The Center for European Policy Analysis (CEPA) think tank has come up with an estimate of compensation for the pain Russia has inflicted on Ukraine.
Since the outset of the war there have been calls for Russia to pay reparations for all the damage in terms of lives and property it has inflicted on Ukraine.
That Russia should be ethically bound to rectify its crime against the Ukrainian people is hardly disputed. What is up for debate is how much they should pay, in what form, and for how long.
One of the obvious sources for these reparations would be the Russian foreign assets that allied nations have frozen since the beginning of the war.

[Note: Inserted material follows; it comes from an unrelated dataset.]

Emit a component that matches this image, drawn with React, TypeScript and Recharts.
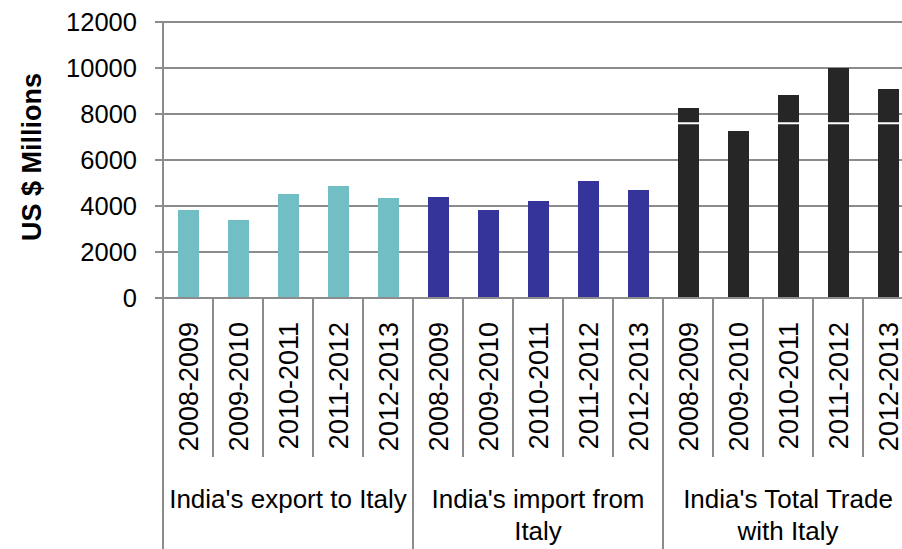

In late June, the Russian Elites, Proxies, and Oligarchs task force set up by allied nations in March said in a joint statement that they had blocked $30 billion in assets of Russian oligarchs and officials, and immobilized $300 billion owned by the Russian central bank.
Another source could be a tax on any fossil fuel income Russia would earn in the future. A similar reparations tax was levied on Iraq to pay for damages to Kuwait after the 1991 Gulf War.
Coming up with a figure, however, cannot be arbitrary. On Oct. 3 CEPA published an article by Walter Clemens called “Blood Money – Calculating Russia’s Debt to Ukraine,” which attempts to quantify how much money Russia should dole out in reparations to Ukraine.
Some of the considerations are likely to open an anthropological Pandora’s box, such as the calculus involved in determining the “average value of a statistical life” in any given country.
The author came up with a ballpark figure of total damages to human life from 2014 to 2022: Damages run from at least $244 billion to as high as $6 trillion. The bill would not include grief, PTSD, loss of education or earnings.
To see the author’s reckoning go here:
Of course, if Russia is expected to do anything, it must first be defeated, and even when that happens, the history of victors forcing the vanquished to pay reparations is fraught with problems. One need only look at the ramifications of the 1919 Treaty of Versailles, following World War I, which further crippled Germany after its defeat.
Perhaps the prospect of such payment will help induce Russia to a quicker exit from Ukraine – if not for ethical, then for economic reasons.